_Task_. Below is the data. Give it again, complete and exact.

_Collected data_.
▽

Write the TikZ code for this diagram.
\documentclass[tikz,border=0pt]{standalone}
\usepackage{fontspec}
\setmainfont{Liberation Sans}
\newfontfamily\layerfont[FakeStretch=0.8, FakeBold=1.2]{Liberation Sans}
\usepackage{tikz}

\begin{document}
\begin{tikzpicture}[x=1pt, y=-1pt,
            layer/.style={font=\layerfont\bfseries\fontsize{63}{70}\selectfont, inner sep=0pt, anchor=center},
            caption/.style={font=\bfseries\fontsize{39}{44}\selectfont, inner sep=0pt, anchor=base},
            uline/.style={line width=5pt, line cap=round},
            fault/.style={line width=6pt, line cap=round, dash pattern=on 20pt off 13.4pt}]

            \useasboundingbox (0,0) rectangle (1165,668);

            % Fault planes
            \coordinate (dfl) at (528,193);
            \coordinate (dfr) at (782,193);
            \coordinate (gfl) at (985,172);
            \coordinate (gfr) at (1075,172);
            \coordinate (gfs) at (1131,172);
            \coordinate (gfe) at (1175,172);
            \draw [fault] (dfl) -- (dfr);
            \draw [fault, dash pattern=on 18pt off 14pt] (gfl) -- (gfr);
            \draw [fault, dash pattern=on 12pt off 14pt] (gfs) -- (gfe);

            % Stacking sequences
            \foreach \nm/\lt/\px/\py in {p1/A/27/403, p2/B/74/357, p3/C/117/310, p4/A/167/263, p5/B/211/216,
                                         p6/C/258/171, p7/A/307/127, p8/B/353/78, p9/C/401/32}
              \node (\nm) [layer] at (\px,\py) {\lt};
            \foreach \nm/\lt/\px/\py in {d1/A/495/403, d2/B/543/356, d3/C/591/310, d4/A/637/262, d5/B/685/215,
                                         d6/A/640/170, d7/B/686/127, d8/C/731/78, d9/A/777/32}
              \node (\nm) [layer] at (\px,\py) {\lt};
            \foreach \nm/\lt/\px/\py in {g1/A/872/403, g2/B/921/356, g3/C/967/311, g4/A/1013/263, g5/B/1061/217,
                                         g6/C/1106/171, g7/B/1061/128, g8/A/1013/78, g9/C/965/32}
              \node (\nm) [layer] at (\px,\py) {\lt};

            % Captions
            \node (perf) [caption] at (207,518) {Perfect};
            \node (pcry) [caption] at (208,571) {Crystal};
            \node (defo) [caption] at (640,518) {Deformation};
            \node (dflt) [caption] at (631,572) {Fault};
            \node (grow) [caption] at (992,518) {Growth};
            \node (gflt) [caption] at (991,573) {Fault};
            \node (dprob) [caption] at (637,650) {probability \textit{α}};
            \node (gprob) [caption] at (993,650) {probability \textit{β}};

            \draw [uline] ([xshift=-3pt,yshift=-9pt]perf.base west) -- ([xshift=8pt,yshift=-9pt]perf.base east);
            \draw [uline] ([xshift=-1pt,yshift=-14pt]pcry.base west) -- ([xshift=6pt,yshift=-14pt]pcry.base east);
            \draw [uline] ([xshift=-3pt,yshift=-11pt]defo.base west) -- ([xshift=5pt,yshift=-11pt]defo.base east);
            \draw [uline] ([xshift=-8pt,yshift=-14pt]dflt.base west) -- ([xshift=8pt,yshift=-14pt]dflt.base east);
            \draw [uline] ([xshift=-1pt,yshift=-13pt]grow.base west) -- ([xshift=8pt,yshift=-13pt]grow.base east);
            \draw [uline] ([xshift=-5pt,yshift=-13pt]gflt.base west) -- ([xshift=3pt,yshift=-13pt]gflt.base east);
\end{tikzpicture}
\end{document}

△

_Answer_.
Write the TikZ code for this diagram.
\documentclass[tikz,border=0pt]{standalone}
\usepackage{fontspec}
\setmainfont{Liberation Sans}
\newfontfamily\layerfont[FakeStretch=0.8, FakeBold=1.2]{Liberation Sans}
\usepackage{tikz}

\begin{document}
\begin{tikzpicture}[x=1pt, y=-1pt,
            layer/.style={font=\layerfont\bfseries\fontsize{63}{70}\selectfont, inner sep=0pt, anchor=center},
            caption/.style={font=\bfseries\fontsize{39}{44}\selectfont, inner sep=0pt, anchor=base},
            uline/.style={line width=5pt, line cap=round},
            fault/.style={line width=6pt, line cap=round, dash pattern=on 20pt off 13.4pt}]

            \useasboundingbox (0,0) rectangle (1165,668);

            % Fault planes
            \coordinate (dfl) at (528,193);
            \coordinate (dfr) at (782,193);
            \coordinate (gfl) at (985,172);
            \coordinate (gfr) at (1075,172);
            \coordinate (gfs) at (1131,172);
            \coordinate (gfe) at (1175,172);
            \draw [fault] (dfl) -- (dfr);
            \draw [fault, dash pattern=on 18pt off 14pt] (gfl) -- (gfr);
            \draw [fault, dash pattern=on 12pt off 14pt] (gfs) -- (gfe);

            % Stacking sequences
            \foreach \nm/\lt/\px/\py in {p1/A/27/403, p2/B/74/357, p3/C/117/310, p4/A/167/263, p5/B/211/216,
                                         p6/C/258/171, p7/A/307/127, p8/B/353/78, p9/C/401/32}
              \node (\nm) [layer] at (\px,\py) {\lt};
            \foreach \nm/\lt/\px/\py in {d1/A/495/403, d2/B/543/356, d3/C/591/310, d4/A/637/262, d5/B/685/215,
                                         d6/A/640/170, d7/B/686/127, d8/C/731/78, d9/A/777/32}
              \node (\nm) [layer] at (\px,\py) {\lt};
            \foreach \nm/\lt/\px/\py in {g1/A/872/403, g2/B/921/356, g3/C/967/311, g4/A/1013/263, g5/B/1061/217,
                                         g6/C/1106/171, g7/B/1061/128, g8/A/1013/78, g9/C/965/32}
              \node (\nm) [layer] at (\px,\py) {\lt};

            % Captions
            \node (perf) [caption] at (207,518) {Perfect};
            \node (pcry) [caption] at (208,571) {Crystal};
            \node (defo) [caption] at (640,518) {Deformation};
            \node (dflt) [caption] at (631,572) {Fault};
            \node (grow) [caption] at (992,518) {Growth};
            \node (gflt) [caption] at (991,573) {Fault};
            \node (dprob) [caption] at (637,650) {probability \textit{α}};
            \node (gprob) [caption] at (993,650) {probability \textit{β}};

            \draw [uline] ([xshift=-3pt,yshift=-9pt]perf.base west) -- ([xshift=8pt,yshift=-9pt]perf.base east);
            \draw [uline] ([xshift=-1pt,yshift=-14pt]pcry.base west) -- ([xshift=6pt,yshift=-14pt]pcry.base east);
            \draw [uline] ([xshift=-3pt,yshift=-11pt]defo.base west) -- ([xshift=5pt,yshift=-11pt]defo.base east);
            \draw [uline] ([xshift=-8pt,yshift=-14pt]dflt.base west) -- ([xshift=8pt,yshift=-14pt]dflt.base east);
            \draw [uline] ([xshift=-1pt,yshift=-13pt]grow.base west) -- ([xshift=8pt,yshift=-13pt]grow.base east);
            \draw [uline] ([xshift=-5pt,yshift=-13pt]gflt.base west) -- ([xshift=3pt,yshift=-13pt]gflt.base east);
\end{tikzpicture}
\end{document}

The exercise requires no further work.